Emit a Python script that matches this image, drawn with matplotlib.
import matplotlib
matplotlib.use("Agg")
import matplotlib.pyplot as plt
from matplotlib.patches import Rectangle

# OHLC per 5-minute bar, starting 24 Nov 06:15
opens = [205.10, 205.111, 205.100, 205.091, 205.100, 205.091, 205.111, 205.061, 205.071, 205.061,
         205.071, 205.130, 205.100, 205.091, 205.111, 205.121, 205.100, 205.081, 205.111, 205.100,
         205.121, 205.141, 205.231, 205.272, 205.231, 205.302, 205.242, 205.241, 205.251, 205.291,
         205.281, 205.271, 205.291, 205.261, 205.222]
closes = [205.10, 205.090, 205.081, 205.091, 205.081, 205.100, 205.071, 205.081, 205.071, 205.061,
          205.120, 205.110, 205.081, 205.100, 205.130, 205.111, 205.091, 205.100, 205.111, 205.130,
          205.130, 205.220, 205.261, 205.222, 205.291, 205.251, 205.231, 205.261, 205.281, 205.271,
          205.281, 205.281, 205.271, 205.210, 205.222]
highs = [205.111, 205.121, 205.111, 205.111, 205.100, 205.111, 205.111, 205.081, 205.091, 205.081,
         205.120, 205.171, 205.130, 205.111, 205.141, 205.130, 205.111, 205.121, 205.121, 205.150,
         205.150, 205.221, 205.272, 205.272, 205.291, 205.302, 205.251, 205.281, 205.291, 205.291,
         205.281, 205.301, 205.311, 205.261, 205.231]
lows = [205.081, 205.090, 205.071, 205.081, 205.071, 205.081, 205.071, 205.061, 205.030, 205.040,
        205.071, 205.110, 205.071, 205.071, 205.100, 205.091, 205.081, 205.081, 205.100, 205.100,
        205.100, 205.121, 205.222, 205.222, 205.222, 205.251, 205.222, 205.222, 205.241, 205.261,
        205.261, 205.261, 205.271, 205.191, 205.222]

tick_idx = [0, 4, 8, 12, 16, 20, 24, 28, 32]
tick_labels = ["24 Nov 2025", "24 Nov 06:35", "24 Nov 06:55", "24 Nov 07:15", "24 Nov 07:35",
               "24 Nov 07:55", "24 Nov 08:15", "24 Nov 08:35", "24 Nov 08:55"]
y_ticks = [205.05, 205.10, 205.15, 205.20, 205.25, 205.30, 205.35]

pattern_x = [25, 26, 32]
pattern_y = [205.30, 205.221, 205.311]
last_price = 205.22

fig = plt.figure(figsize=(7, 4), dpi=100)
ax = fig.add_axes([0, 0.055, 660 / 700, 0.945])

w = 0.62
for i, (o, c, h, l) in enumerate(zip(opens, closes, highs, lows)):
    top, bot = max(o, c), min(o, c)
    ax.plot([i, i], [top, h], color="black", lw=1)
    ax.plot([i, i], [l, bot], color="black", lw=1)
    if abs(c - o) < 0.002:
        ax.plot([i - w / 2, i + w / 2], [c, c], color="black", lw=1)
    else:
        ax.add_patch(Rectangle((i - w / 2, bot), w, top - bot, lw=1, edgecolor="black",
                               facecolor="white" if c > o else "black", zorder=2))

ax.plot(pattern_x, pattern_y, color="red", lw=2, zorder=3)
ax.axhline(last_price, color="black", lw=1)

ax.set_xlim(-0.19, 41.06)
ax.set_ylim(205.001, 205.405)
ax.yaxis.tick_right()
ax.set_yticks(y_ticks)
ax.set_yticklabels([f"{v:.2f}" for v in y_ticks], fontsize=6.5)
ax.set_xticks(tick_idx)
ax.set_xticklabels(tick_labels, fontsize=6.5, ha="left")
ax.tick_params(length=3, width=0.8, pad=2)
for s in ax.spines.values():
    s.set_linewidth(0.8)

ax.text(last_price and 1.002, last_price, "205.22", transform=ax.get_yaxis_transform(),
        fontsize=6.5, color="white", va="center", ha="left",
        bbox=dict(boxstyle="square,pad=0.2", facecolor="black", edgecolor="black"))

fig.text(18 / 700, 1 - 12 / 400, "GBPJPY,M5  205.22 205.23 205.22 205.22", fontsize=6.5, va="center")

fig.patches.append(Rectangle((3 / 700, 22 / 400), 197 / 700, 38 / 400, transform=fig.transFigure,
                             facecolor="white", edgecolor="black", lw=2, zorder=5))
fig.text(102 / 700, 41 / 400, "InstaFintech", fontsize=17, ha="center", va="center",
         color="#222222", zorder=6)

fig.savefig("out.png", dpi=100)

==

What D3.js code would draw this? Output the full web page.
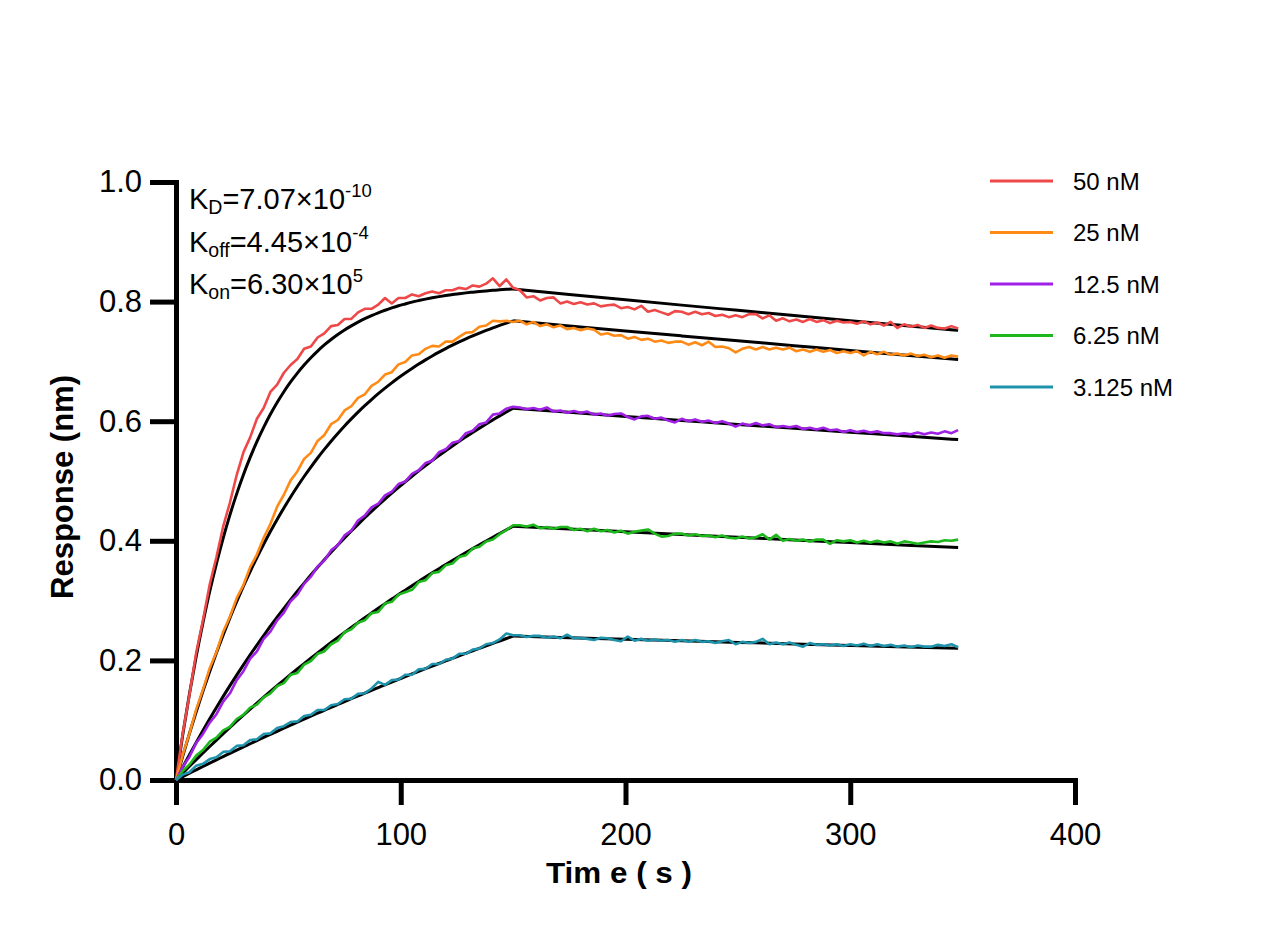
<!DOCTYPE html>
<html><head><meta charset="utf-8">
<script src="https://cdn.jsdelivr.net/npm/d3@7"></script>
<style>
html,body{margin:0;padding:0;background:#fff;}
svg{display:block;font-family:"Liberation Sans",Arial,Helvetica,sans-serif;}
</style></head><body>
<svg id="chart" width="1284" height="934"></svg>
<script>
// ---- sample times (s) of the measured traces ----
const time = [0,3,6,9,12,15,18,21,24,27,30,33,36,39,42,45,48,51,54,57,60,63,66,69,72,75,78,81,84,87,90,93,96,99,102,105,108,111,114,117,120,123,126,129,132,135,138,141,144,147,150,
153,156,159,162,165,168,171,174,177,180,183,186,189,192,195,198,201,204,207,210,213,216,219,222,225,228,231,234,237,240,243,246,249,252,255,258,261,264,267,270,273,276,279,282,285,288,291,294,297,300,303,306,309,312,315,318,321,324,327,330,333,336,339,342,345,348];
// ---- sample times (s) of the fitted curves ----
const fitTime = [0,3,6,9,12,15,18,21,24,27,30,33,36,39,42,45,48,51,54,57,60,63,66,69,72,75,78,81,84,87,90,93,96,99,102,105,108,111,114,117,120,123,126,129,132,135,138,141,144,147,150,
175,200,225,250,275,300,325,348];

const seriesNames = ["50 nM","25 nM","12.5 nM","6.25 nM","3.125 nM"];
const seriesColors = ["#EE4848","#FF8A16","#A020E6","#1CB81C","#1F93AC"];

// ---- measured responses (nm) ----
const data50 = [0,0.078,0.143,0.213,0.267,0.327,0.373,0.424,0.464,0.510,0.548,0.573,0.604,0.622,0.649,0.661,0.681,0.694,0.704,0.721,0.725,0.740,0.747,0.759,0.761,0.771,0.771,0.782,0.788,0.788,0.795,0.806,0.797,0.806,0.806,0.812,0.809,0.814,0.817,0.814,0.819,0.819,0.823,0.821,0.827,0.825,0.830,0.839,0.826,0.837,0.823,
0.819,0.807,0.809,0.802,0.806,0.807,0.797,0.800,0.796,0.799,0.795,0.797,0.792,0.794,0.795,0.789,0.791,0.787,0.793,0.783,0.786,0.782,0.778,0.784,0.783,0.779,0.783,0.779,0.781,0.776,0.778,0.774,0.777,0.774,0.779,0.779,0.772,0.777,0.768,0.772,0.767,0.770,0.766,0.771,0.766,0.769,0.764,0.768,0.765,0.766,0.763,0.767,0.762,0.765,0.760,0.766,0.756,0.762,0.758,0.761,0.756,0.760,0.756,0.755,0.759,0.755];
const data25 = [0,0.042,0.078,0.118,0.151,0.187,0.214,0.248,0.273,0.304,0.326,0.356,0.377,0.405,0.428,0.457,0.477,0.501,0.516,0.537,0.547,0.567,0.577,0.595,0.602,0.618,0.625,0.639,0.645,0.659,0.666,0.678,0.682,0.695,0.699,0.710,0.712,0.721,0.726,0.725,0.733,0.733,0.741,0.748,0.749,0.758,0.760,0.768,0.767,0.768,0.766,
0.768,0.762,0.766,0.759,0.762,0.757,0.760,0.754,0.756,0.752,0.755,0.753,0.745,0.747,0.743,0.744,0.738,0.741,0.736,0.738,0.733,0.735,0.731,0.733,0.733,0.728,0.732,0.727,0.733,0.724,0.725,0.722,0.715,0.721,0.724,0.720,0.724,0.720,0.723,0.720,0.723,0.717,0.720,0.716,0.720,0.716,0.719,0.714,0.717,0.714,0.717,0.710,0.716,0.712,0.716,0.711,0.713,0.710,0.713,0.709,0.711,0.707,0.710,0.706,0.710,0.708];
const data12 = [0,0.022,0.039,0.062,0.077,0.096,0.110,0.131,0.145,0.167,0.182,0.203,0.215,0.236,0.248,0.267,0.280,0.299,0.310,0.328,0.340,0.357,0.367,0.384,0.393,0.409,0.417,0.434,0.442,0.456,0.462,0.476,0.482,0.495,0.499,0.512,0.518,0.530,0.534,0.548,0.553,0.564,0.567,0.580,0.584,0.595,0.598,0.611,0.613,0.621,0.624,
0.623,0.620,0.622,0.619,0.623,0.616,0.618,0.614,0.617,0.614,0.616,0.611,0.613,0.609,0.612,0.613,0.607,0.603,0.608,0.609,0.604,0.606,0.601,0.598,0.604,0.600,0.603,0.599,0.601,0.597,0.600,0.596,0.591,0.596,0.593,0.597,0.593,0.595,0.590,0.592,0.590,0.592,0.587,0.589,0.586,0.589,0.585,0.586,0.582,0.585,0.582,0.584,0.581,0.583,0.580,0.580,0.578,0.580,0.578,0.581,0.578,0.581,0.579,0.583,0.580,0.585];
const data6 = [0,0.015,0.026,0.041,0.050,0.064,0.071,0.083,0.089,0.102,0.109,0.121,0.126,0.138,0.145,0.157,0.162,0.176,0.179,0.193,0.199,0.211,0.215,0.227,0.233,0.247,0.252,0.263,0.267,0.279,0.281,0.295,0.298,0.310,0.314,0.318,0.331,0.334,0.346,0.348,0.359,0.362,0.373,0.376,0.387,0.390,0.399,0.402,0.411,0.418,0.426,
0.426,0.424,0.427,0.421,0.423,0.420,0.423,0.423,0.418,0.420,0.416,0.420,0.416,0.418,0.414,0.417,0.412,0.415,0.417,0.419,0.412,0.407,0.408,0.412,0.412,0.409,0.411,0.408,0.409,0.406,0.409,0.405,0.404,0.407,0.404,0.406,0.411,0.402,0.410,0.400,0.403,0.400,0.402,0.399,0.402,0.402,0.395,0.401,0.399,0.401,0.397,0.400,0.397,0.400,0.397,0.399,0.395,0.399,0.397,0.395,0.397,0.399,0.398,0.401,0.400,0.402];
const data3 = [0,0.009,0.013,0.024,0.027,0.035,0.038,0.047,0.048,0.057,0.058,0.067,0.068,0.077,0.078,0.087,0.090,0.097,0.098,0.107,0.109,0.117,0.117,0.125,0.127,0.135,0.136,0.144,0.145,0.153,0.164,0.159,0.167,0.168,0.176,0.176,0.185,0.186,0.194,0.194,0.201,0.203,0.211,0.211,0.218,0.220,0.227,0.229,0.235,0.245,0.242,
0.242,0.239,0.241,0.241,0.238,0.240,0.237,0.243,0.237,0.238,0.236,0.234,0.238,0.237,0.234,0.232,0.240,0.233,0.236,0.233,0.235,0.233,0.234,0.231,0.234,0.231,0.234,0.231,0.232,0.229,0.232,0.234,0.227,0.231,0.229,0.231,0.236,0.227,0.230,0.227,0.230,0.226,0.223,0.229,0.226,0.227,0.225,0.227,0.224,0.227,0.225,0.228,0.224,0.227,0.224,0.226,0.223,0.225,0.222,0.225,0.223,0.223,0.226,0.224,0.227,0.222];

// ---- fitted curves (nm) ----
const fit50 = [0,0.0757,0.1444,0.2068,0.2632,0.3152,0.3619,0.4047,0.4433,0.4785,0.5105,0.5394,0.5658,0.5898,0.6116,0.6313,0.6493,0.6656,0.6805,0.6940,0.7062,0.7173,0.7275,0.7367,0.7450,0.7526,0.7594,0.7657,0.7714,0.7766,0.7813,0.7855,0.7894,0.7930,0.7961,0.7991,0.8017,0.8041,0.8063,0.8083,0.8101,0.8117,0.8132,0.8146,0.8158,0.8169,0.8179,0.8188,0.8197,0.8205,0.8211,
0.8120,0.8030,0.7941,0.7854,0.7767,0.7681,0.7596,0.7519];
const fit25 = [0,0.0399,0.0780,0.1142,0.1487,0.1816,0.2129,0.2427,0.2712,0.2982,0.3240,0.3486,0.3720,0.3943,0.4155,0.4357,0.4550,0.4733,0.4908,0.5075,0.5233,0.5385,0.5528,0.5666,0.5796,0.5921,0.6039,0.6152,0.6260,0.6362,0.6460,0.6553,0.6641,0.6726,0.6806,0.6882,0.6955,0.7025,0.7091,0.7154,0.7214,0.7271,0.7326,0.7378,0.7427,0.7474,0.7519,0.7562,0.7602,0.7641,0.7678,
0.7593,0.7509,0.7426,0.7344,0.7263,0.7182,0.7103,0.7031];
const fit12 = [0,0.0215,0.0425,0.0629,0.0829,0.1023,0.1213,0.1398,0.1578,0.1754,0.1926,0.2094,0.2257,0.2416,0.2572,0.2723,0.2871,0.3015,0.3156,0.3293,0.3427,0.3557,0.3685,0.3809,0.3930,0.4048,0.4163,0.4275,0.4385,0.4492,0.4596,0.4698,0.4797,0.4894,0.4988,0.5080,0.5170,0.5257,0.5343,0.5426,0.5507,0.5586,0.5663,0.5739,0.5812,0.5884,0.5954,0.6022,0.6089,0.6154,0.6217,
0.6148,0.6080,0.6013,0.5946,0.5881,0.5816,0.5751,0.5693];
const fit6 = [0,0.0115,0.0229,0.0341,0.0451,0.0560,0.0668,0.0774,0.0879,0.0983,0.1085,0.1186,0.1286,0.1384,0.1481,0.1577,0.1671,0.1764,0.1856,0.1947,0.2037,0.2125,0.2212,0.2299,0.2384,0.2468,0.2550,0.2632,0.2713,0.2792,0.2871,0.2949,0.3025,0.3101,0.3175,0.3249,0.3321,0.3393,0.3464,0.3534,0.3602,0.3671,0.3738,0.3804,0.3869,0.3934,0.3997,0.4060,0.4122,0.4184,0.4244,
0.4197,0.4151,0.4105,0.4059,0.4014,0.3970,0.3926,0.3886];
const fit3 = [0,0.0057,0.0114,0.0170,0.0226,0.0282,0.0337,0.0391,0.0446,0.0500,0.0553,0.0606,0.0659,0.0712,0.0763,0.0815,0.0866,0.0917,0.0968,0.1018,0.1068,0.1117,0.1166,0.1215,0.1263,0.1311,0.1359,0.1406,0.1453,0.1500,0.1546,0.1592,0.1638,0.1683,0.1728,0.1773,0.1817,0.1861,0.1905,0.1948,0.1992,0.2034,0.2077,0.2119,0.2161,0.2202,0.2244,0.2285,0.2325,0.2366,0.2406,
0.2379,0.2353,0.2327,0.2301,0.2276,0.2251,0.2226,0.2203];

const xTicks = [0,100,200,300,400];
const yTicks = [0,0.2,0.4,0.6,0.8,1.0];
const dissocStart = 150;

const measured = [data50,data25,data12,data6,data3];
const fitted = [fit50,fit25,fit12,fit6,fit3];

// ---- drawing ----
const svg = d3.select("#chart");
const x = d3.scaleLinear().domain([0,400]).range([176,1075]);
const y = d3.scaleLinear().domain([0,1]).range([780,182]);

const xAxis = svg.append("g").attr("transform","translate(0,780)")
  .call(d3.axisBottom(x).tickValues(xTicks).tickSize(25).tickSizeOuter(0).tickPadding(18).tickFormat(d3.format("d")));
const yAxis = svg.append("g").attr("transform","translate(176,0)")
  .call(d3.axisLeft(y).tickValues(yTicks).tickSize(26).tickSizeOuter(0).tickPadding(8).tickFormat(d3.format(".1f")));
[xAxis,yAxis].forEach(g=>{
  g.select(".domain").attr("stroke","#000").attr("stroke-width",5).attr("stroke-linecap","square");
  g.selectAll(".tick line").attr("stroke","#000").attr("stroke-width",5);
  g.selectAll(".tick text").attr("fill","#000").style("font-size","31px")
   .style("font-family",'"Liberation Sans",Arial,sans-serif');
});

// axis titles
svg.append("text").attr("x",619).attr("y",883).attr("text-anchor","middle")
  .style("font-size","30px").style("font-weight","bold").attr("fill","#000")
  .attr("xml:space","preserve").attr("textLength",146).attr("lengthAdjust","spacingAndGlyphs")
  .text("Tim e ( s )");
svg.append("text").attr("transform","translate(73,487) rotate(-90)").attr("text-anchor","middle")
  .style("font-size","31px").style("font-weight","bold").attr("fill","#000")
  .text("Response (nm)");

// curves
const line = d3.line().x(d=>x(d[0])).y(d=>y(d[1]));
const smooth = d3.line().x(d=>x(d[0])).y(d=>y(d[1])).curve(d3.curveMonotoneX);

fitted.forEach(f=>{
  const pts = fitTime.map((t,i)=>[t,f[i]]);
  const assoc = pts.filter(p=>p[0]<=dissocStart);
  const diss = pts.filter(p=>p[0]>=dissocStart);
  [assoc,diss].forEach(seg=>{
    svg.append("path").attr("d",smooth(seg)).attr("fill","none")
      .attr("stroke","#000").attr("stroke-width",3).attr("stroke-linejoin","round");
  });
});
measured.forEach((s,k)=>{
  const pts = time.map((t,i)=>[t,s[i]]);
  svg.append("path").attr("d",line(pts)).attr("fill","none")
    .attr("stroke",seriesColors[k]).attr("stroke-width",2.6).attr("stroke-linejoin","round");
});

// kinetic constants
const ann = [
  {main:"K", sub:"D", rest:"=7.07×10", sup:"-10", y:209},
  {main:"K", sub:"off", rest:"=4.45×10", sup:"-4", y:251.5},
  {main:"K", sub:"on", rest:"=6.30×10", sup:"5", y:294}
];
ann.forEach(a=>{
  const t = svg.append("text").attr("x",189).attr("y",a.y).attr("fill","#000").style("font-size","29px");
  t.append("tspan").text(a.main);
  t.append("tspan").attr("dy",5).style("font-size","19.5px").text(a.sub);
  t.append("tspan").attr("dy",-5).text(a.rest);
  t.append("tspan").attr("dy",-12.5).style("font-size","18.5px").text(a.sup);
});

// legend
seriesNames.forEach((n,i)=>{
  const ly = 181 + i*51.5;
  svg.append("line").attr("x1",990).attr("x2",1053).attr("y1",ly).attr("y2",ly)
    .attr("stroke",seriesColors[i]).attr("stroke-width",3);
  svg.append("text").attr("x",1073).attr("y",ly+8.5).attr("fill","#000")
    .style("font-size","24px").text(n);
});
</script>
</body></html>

• PROBLEM TO SOLVE
Identify each line in the records above containing the word "this"; copy those lines.

• EXERCISE RESULT
Emit a Python script that matches this image, drawn with matplotlib.
What D3.js code would draw this? Output the full web page.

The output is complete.